Ao longo da história dessa nossa jovem entidade tivemos a coragem de lutar pela democracia em várias frentes. Fomos protagonistas em importantes embates da política nacional, tais como a denúncia do golpe de 2016, o desmascaramento da parcialidade do ex-juiz Moro e a farsa da Operação Lava-Jato, a campanha pela liberdade e pela inocência do presidente Lula, o alerta sobre a grave crise ambiental, a luta contra a perda de direitos trabalhistas, a denúncia da responsabilidade do governo federal na gestão criminosa no enfrentamento à COVID-19, a construção do “superpedido de Impeachment”, a articulação da Coalizão em Defesa do Sistema Eleitoral, o apoio e a vigília em prol do bom funcionamento das eleições de 2022, o repúdio às ações golpistas do dia 8 de janeiro de 2023, a disputa pela democratização na composição dos cargos do Sistema de Justiça, para citar algumas de grande relevância.
Uma das ações mais corajosas da ABJD foi a campanha MoroMente. Enquanto a grande mídia festejava a nefasta Operação Lava-Jato, que foi responsável por um desmonte em áreas estratégicas da indústria brasileira, a nossa entidade denunciava a farsa de Moro como um herói justiceiro. A ABJD posicionou-se intransigentemente pelo respeito ao Princípio do Devido Processo Legal, um dos mais importantes princípios constitucionais assegurados na Constituição Federal. O objetivo da campanha centrou-se em explicar à população quais foram os crimes que o então juiz e, posteriormente, ministro da justiça de Bolsonaro, cometeu quando atuou nos processos contra o presidente Lula.
Outra ação que devemos destacar é a investigação sobre o Sistema de Justiça e a formulação de uma proposta democrática para o seu aperfeiçoamento. Combatendo concepção anacrônica das estruturas e dos procedimentos do sistema que nega acesso à Justiça para quem mais precisa e, com isso, sonega e negligência direitos, a ABJD esteve à frente de várias atividades coletivas para debater e construir a proposta: O Sistema de Justiça que Queremos. A nossa entidade rompe com a perspectiva de que o Sistema de Justiça é uma prerrogativa exclusiva ou corporativa daqueles que estão no exercício de seus cargos, e parte do pressuposto de que este sistema diz respeito aos direitos dos brasileiros e brasileiras. A partir desta nova concepção pautamos a nossa militância. Junto com outras entidades irmãs, nós estivemos como uma das organizadoras do Fórum Social Mundial Justiça e Democracia, como realizadora do Seminário Nacional e da reunião sobre “O Sistema de Justiça que Queremos”, e como uma das entidades autoras do documento que consolida a nossa proposta democrática que foi entregue ao ministro Flávio Dino.
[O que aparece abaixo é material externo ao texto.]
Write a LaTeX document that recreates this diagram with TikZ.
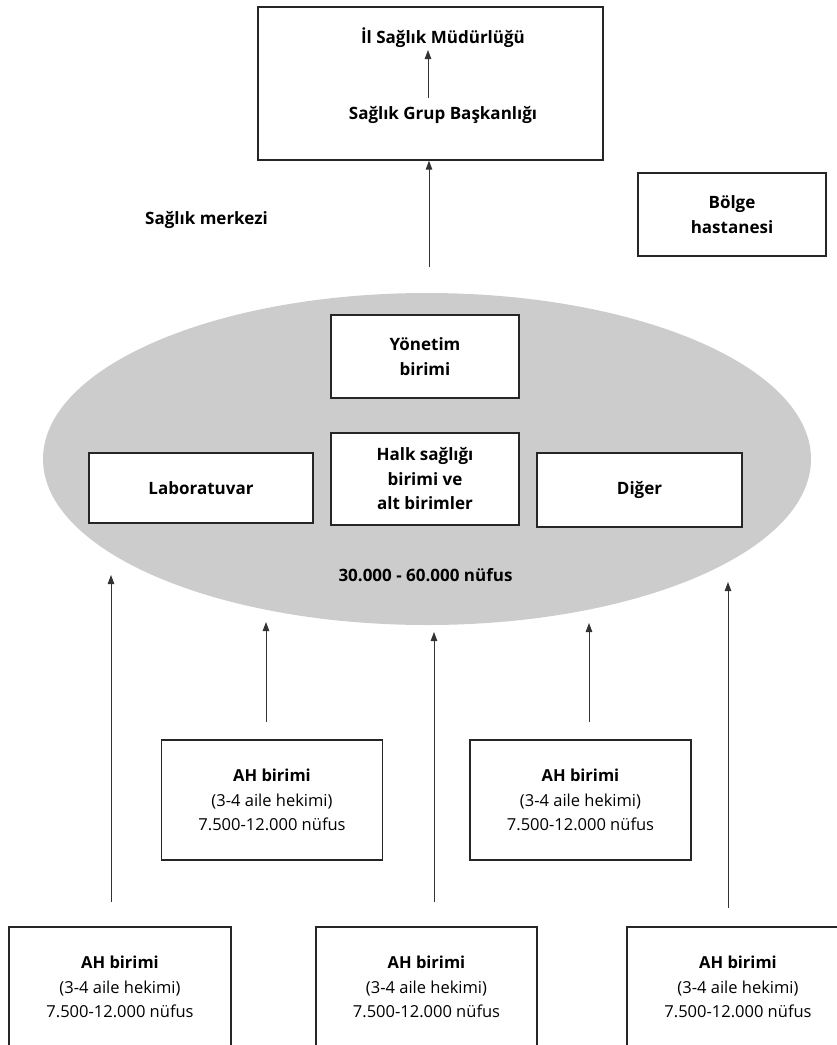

Comemoramos o nosso aniversário com a consciência de que somos um somatório de várias histórias de luta e de vida que construíram e que constroem este país. Festejamos a nossa data com renovada esperança de sermos um olhar que se lança para um cenário futuro de outras tantas vidas e histórias a serem construídas numa existência democrática e inclusiva. Na nossa obstinada militância, típica dos utópicos e desvairados, teimamos e desejamos um Brasil grande e um mundo imenso, posto que serão do tamanho de nossos sonhos, infinitos de bondade, de beleza e de justiça.
Parabéns a todas, todos e todes que constroem e que vivem esta combativa e guerreira entidade. Salve a ABJD! Muito sonhos de vida!